Ajoutons à ces éléments une opportune constatation de Marie-France James: «dans la foulée même du mouvement du Nouvel Age, le phénomène Vassula vise à réactualiser l’hérésie/utopie d’un “Troisième Règne” ou “Règne de l’Esprit”; une vision de l’avenir, une apogée du processus historique on ne peut plus vague et trompeuse, mais galvanisante des foules et de l’imaginaire. Cette fermentation ne date pas d’aujourd'hui. Déjà au IIè siècle, l’idée faisait des siennes à travers l’hérésie montaniste. Depuis le XIIè siècle, la germination de cette ivraie a repris souffle et vigueur sous l’impulsion de Joachim de Flore» (Le Phénomène Vassula, p.84).

Mais, on ne le répétera jamais assez, encore plus déterminante s’est avérée la caution explicite offerte au phénomène de la part de quelques grands théologiens de réputation internationale, parmi lesquels se distingue René Laurentin.

En ce qui concerne l’argument des “fruits”, il n’a absolument pas de quoi impressionner: il suffit de penser que les Témoins de Jehovah l’exploitent à leur avantage, en citant les nombreuses personnes qui ont effectivement changé de vie en suivant leurs enseignements.

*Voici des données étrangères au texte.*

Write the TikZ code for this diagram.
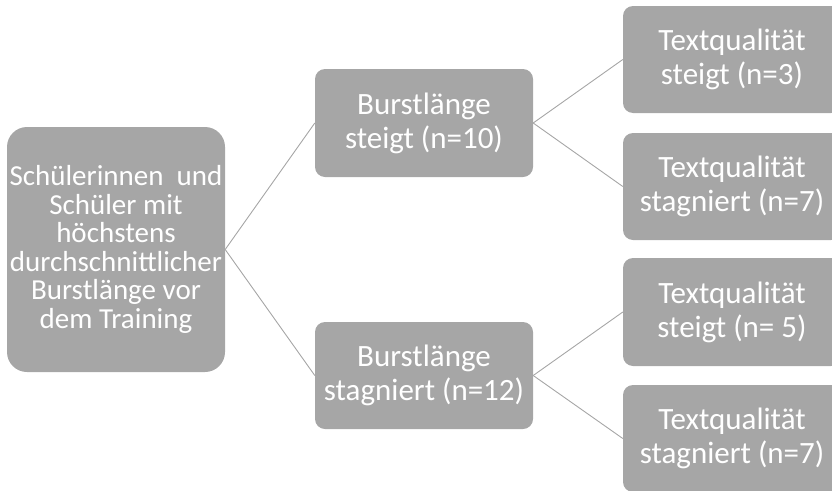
\documentclass[tikz,border=0pt]{standalone}
\usepackage{fontspec}
\setmainfont{Carlito}
\definecolor{boxgray}{RGB}{166,166,166}
\definecolor{linegray}{RGB}{166,166,166}
\begin{document}
\begin{tikzpicture}[x=1pt,y=-1pt,
  box/.style={fill=boxgray, draw=none, text=white, align=center,
    inner sep=0pt, minimum width=218pt, rounded corners=10pt,
    font=\fontsize{31pt}{34pt}\selectfont},
  rootbox/.style={box, rounded corners=20pt, font=\fontsize{29pt}{28.5pt}\selectfont},
  link/.style={draw=linegray, line width=0.9pt}]
  \useasboundingbox (0,0) rectangle (832,490);
  \clip (0,0) rectangle (832,490);

  % root
  \node[rootbox, minimum height=245pt] (root) at (116,249.5)
    {Schülerinnen~ und\\Schüler mit\\höchstens\\durchschnittlicher\\Burstlänge vor\\dem Training};

  % second level
  \node[box, minimum height=108pt] (up) at (424,123) {Burstlänge\\steigt (n=10)};
  \node[box, minimum height=107pt] (stag) at (424,375.5) {Burstlänge\\stagniert (n=12)};

  % third level
  \node[box, minimum height=107pt] (upup) at (732,59.5) {Textqualität\\steigt (n=3)};
  \node[box, minimum height=107pt] (upstag) at (732,186.5) {Textqualität\\stagniert (n=7)};
  \node[box, minimum height=108pt] (stagup) at (732,312) {Textqualität\\steigt (n= 5)};
  \node[box, minimum height=107pt] (stagstag) at (732,438.5) {Textqualität\\stagniert (n=7)};

  % connectors
  \draw[link] (root.east) -- (up.west);
  \draw[link] (root.east) -- (stag.west);
  \draw[link] (up.east) -- (upup.west);
  \draw[link] (up.east) -- (upstag.west);
  \draw[link] (stag.east) -- (stagup.west);
  \draw[link] (stag.east) -- (stagstag.west);
\end{tikzpicture}
\end{document}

Un discernement valable requiert donc, on s’en aperçoit, un ensemble d’éléments nécessairement positifs: la conformité à la doctrine de l’Église, la crédibilité de la voyante (précédents, sincérité, désintéressement, humilité et soumission à l’autorité ecclésiale, santé physique et équilibre mental, sobriété, linéarité et limpidité dans l’exposition des faits et des messages, profondeur, cohérence, etc.), la réalisation des prophéties et les signes qui accompagnent les révélations (guérisons physiques, psychiques et spirituelles, etc.).

J’espère que les pages précédentes aient suffi pour documenter l’absence, dans le phénomène Vassula Rydén, d’un bon nombre de ces éléments positifs.